REQUIREMENT
Your task is to copy the listing exactly. Drop any pictures from the copy.

====== DATA ======

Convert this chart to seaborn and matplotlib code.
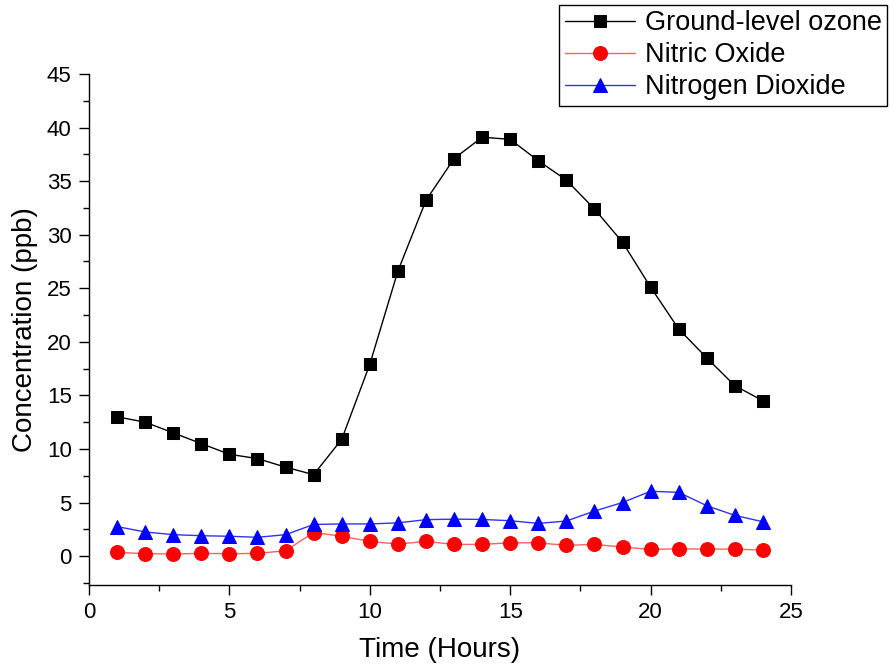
import matplotlib
matplotlib.use("Agg")
import matplotlib.pyplot as plt
import seaborn as sns
import pandas as pd
from matplotlib.ticker import MultipleLocator

hours = list(range(1, 25))
ozone = [13.0, 12.5, 11.5, 10.5, 9.5, 9.1, 8.3, 7.6, 10.9, 17.9, 26.6, 33.2,
         37.1, 39.1, 38.9, 36.9, 35.1, 32.4, 29.3, 25.1, 21.2, 18.5, 15.9, 14.5]
nitric_oxide = [0.35, 0.22, 0.2, 0.25, 0.22, 0.25, 0.5, 2.2, 1.85, 1.37, 1.12, 1.37,
                1.09, 1.09, 1.24, 1.24, 1.0, 1.09, 0.84, 0.62, 0.68, 0.65, 0.65, 0.56]
nitrogen_dioxide = [2.75, 2.25, 2.0, 1.9, 1.85, 1.75, 2.0, 2.95, 3.0, 3.0, 3.1, 3.4,
                    3.45, 3.42, 3.3, 3.05, 3.27, 4.2, 5.0, 6.05, 5.95, 4.7, 3.8, 3.2]
series_names = ["Ground-level ozone", "Nitric Oxide", "Nitrogen Dioxide"]

sns.set_style("ticks")
plt.rcParams['font.family'] = ['Liberation Sans', 'DejaVu Sans']
plt.rcParams.update({"text.color": "black", "axes.labelcolor": "black",
                     "xtick.color": "black", "ytick.color": "black",
                     "axes.edgecolor": "black"})

fig = plt.figure(figsize=(8.94, 6.72), dpi=100)
ax = fig.add_axes([89/894, 87/672, 702/894, 511/672])

df = pd.DataFrame({"hour": hours, "ozone": ozone, "no": nitric_oxide, "no2": nitrogen_dioxide})

sns.lineplot(data=df, x="hour", y="ozone", ax=ax, color="black", lw=1.0,
             marker="s", markersize=8.5, markerfacecolor="black", markeredgecolor="black",
             label=series_names[0])
sns.lineplot(data=df, x="hour", y="no", ax=ax, color="#ff6060", lw=1.0,
             marker="o", markersize=10, markerfacecolor="#ff0000", markeredgecolor="#ff0000",
             label=series_names[1])
sns.lineplot(data=df, x="hour", y="no2", ax=ax, color="#3030ff", lw=1.0,
             marker="^", markersize=10.5, markerfacecolor="#0000ff", markeredgecolor="#0000ff",
             label=series_names[2])

ax.set_xlim(0, 25)
ax.set_ylim(-2.7, 45)
ax.xaxis.set_major_locator(MultipleLocator(5))
ax.xaxis.set_minor_locator(MultipleLocator(2.5))
ax.yaxis.set_major_locator(MultipleLocator(5))
ax.yaxis.set_minor_locator(MultipleLocator(2.5))
ax.tick_params(which="major", direction="out", length=7.5, width=1, labelsize=16, pad=5)
ax.tick_params(which="minor", direction="out", length=4, width=1)
for s in ["top", "right"]:
    ax.spines[s].set_visible(False)
for s in ["left", "bottom"]:
    ax.spines[s].set_linewidth(1.0)

ax.set_xlabel("Time (Hours)", fontsize=20, labelpad=10)
ax.set_ylabel("Concentration (ppb)", fontsize=20, labelpad=6)

leg = ax.legend(loc="upper right", bbox_to_anchor=(887/894, 1 - 5/672),
                bbox_transform=fig.transFigure, fontsize=19.5, frameon=True, fancybox=False,
                edgecolor="black", framealpha=1, borderpad=0.2, labelspacing=0.22,
                handlelength=2.6, handletextpad=0.35, borderaxespad=0)
leg.get_frame().set_linewidth(1.0)

fig.savefig("out.png", dpi=100)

======

SOLUTION TO THIS EXERCISE
Convert this chart to seaborn and matplotlib code.
import matplotlib
matplotlib.use("Agg")
import matplotlib.pyplot as plt
import seaborn as sns
import pandas as pd
from matplotlib.ticker import MultipleLocator

hours = list(range(1, 25))
ozone = [13.0, 12.5, 11.5, 10.5, 9.5, 9.1, 8.3, 7.6, 10.9, 17.9, 26.6, 33.2,
         37.1, 39.1, 38.9, 36.9, 35.1, 32.4, 29.3, 25.1, 21.2, 18.5, 15.9, 14.5]
nitric_oxide = [0.35, 0.22, 0.2, 0.25, 0.22, 0.25, 0.5, 2.2, 1.85, 1.37, 1.12, 1.37,
                1.09, 1.09, 1.24, 1.24, 1.0, 1.09, 0.84, 0.62, 0.68, 0.65, 0.65, 0.56]
nitrogen_dioxide = [2.75, 2.25, 2.0, 1.9, 1.85, 1.75, 2.0, 2.95, 3.0, 3.0, 3.1, 3.4,
                    3.45, 3.42, 3.3, 3.05, 3.27, 4.2, 5.0, 6.05, 5.95, 4.7, 3.8, 3.2]
series_names = ["Ground-level ozone", "Nitric Oxide", "Nitrogen Dioxide"]

sns.set_style("ticks")
plt.rcParams['font.family'] = ['Liberation Sans', 'DejaVu Sans']
plt.rcParams.update({"text.color": "black", "axes.labelcolor": "black",
                     "xtick.color": "black", "ytick.color": "black",
                     "axes.edgecolor": "black"})

fig = plt.figure(figsize=(8.94, 6.72), dpi=100)
ax = fig.add_axes([89/894, 87/672, 702/894, 511/672])

df = pd.DataFrame({"hour": hours, "ozone": ozone, "no": nitric_oxide, "no2": nitrogen_dioxide})

sns.lineplot(data=df, x="hour", y="ozone", ax=ax, color="black", lw=1.0,
             marker="s", markersize=8.5, markerfacecolor="black", markeredgecolor="black",
             label=series_names[0])
sns.lineplot(data=df, x="hour", y="no", ax=ax, color="#ff6060", lw=1.0,
             marker="o", markersize=10, markerfacecolor="#ff0000", markeredgecolor="#ff0000",
             label=series_names[1])
sns.lineplot(data=df, x="hour", y="no2", ax=ax, color="#3030ff", lw=1.0,
             marker="^", markersize=10.5, markerfacecolor="#0000ff", markeredgecolor="#0000ff",
             label=series_names[2])

ax.set_xlim(0, 25)
ax.set_ylim(-2.7, 45)
ax.xaxis.set_major_locator(MultipleLocator(5))
ax.xaxis.set_minor_locator(MultipleLocator(2.5))
ax.yaxis.set_major_locator(MultipleLocator(5))
ax.yaxis.set_minor_locator(MultipleLocator(2.5))
ax.tick_params(which="major", direction="out", length=7.5, width=1, labelsize=16, pad=5)
ax.tick_params(which="minor", direction="out", length=4, width=1)
for s in ["top", "right"]:
    ax.spines[s].set_visible(False)
for s in ["left", "bottom"]:
    ax.spines[s].set_linewidth(1.0)

ax.set_xlabel("Time (Hours)", fontsize=20, labelpad=10)
ax.set_ylabel("Concentration (ppb)", fontsize=20, labelpad=6)

leg = ax.legend(loc="upper right", bbox_to_anchor=(887/894, 1 - 5/672),
                bbox_transform=fig.transFigure, fontsize=19.5, frameon=True, fancybox=False,
                edgecolor="black", framealpha=1, borderpad=0.2, labelspacing=0.22,
                handlelength=2.6, handletextpad=0.35, borderaxespad=0)
leg.get_frame().set_linewidth(1.0)

fig.savefig("out.png", dpi=100)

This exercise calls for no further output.